Sorti en 1995 à une époque où le Death Metal était déjà en perte de vitesse depuis quelques années, et cela alors qu’il n’avait pas encore pris de plein fouet cette déferlante Black Metal qui allait finir de lui faire bouffer la poussière, on comprend aisément pourquoi le nom d’Experiment Fear est toujours resté particulièrement confidentiel. La sortie de ce premier album pourtant prometteur sur un label déjà bien installé n’y changera rien. Puisant l’essentiel de son inspiration du côté de la scène floridienne (Deicide, Monstrosity, Eulogy, Brutality, Disincarnate…) avec toutefois une pointe de NYDM dedans (certains passages me font effectivement pas mal penser à Suffocation), le groupe originaire de la petite ville d’Appleton n’a jamais rien composé qui n’ait pas déjà été proposé auparavant par un groupe à la réputation plus solide. Les quelques enquiquineurs en quête d’originalité ou d’un tant soit peu de personnalité peuvent donc aller voir ailleurs si j’y suis car ça ne sera clairement pas le sujet de cette chronique.
Si à l’inverse vous êtes plutôt clients de compositions bien ficelées, dynamiques mais variées et surtout particulièrement efficaces alors je ne vois pas trop comment vous pourriez ne pas tomber sous le charme de cet unique album d’Experiment Fear. Première bonne nouvelle, la production signée Brian Griffin (Broken Hope, Oppressor, HatePlow, Internal Bleeding, Malevolent Creation...) a plutôt bien vieillit. Certains choix, notamment concernant cette batterie qui manque peut-être un peu d’attaque restent aujourd’hui discutables mais aux moins le son dans son ensemble respire une certaine authenticité typique de cette époque.
Mais au-delà de cette production, c’est surtout la qualité plus qu’honorable de ces treize compositions qu’il faut ici retenir. Comme souligné plus haut, celles-ci font preuve de dynamisme et de variété. Un mélange d’accélérations particulièrement bien senties (du tchouka-tchouka rapides, du semi-blasts, de la double pédale punitive...) et de séquences mid-tempo au groove assez redoutable ("Assuming The Godform" à 1:04, "Shallow Disbelief" à 0:41 ou 1:13, l’entame de "Cryopsy Incomplete"...) servies toutes les deux par un jeu doté d’un feeling technique plutôt évident. Certes, le groupe n’a pas la prétention d’aller se frotter à des formations telles qu’Atheist, Cynic ou Nocturnus, mais on sent bien à l’écoute de ce Assuming The Godform qu’Experiment Fear en a sous la pédale. Moins brutal et technique qu’un Suffocation, on retrouve ici un peu de cette capacité à changer de rythme, à tricoter du riff avec talent avant de partir tête baissée dans une attaque des plus frontales et efficaces ou bien à rompre les cervicales à coup de passages au groove typiquement new-yorkais.
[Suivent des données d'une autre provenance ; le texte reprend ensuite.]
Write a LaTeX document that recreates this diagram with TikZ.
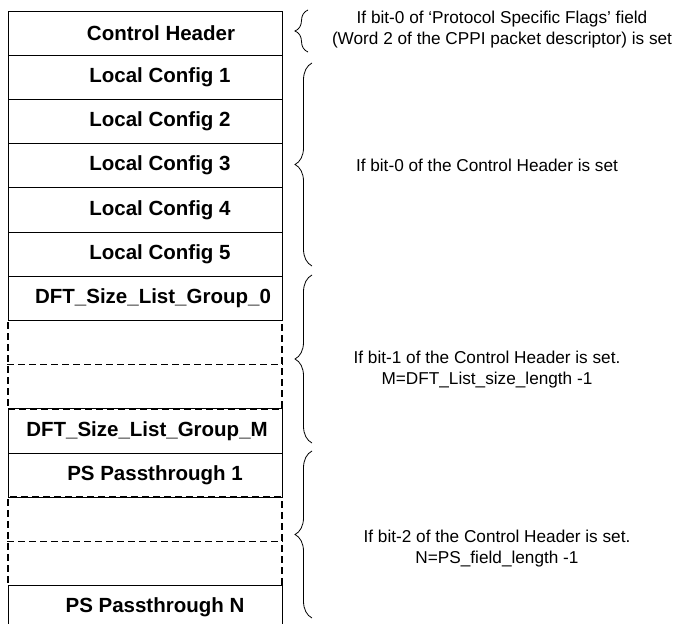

Côté riffs, outre cette faculté à gratter des patterns plus ou moins alambiqués et changeants, on appréciera également la capacité du duo Phil DesLauriers/Scott Ebbens à insuffler une pointe de mélodie à ce premier album. Soit sous la forme d’interludes instrumentaux (l’introduction "Thy Will Is Strong", "...Thy Flesh Is Weak", "In Extremis" ou "The Passing" en guise cette fois de conclusion), soit de manière plus systématique sous la forme de solos et de leads dotés d’un feeling typique de cette époque ("Assuming The Godform" à partir de 1:27, "Shallow Disbelief" à 2:16, "Comatose" à 1:36, "Existence Denied" à 1:09, "Jester Of The Anxious" à 3:01 et ainsi de suite jusqu’à la fin de l’album).
Enfin, dans un registre relativement classique, Phil DesLauriers assure un chant growlé tout à fait à propos. Un mélange entre Glen Benton, Scott Reigel et le Barney Greenway d’Harmony Corruption. À noter qu’il est ici rejoint à deux reprises ("Jester Of The Anxious" et "Compelled") par le regretté Joe Ptacek du groupe Broken Hope. Deux featuring plutôt discrets tant les deux hommes partagent plus ou moins la même tessiture (bien que le chant de Joe soit tout de même plus profond que celui de Phil).
Album clairement sous-côté, Assuming The Godform figure aujourd’hui sur la liste des disques qui auraient mérités/mériteraient davantage d’attention (une liste longue comme le bras et bien évidemment pas forcément très objective). Difficile pourtant d’en vouloir à quelqu’un tant le milieu des années 90 n’a pas été une période facile pour le Death Metal. Entre une presse spécialisée ayant jeté son dévolu sur d’autres genres à commencer par le Black Metal, des disquaires pas forcément toujours très bien achalandés et l’impossibilité d’aller fouiller Internet en quête de ces obscures pépites à peine sorties que déjà oubliées, il est facile de voir pourquoi ce premier album est rapidement passé sous le nez de bien des amateurs du genre. Si les quelques groupes évoqués plus haut vous parlent, je ne peux donc que vous recommander chaudement la découverte de cet unique album particulièrement bien ficelé. Brutal (mais pas trop), dynamique, varié et emprunt d’un certain feeling technique et mélodique Assuming The Godform, sans arriver au niveau des albums phares du genre, n’a donc absolument pas à rougir de ses compositions et de son contenu. En espérant maintenant que ceux qui ont cliqué sur cette chronique malgré cet artwork peu engageant ne regrettent pas leur geste.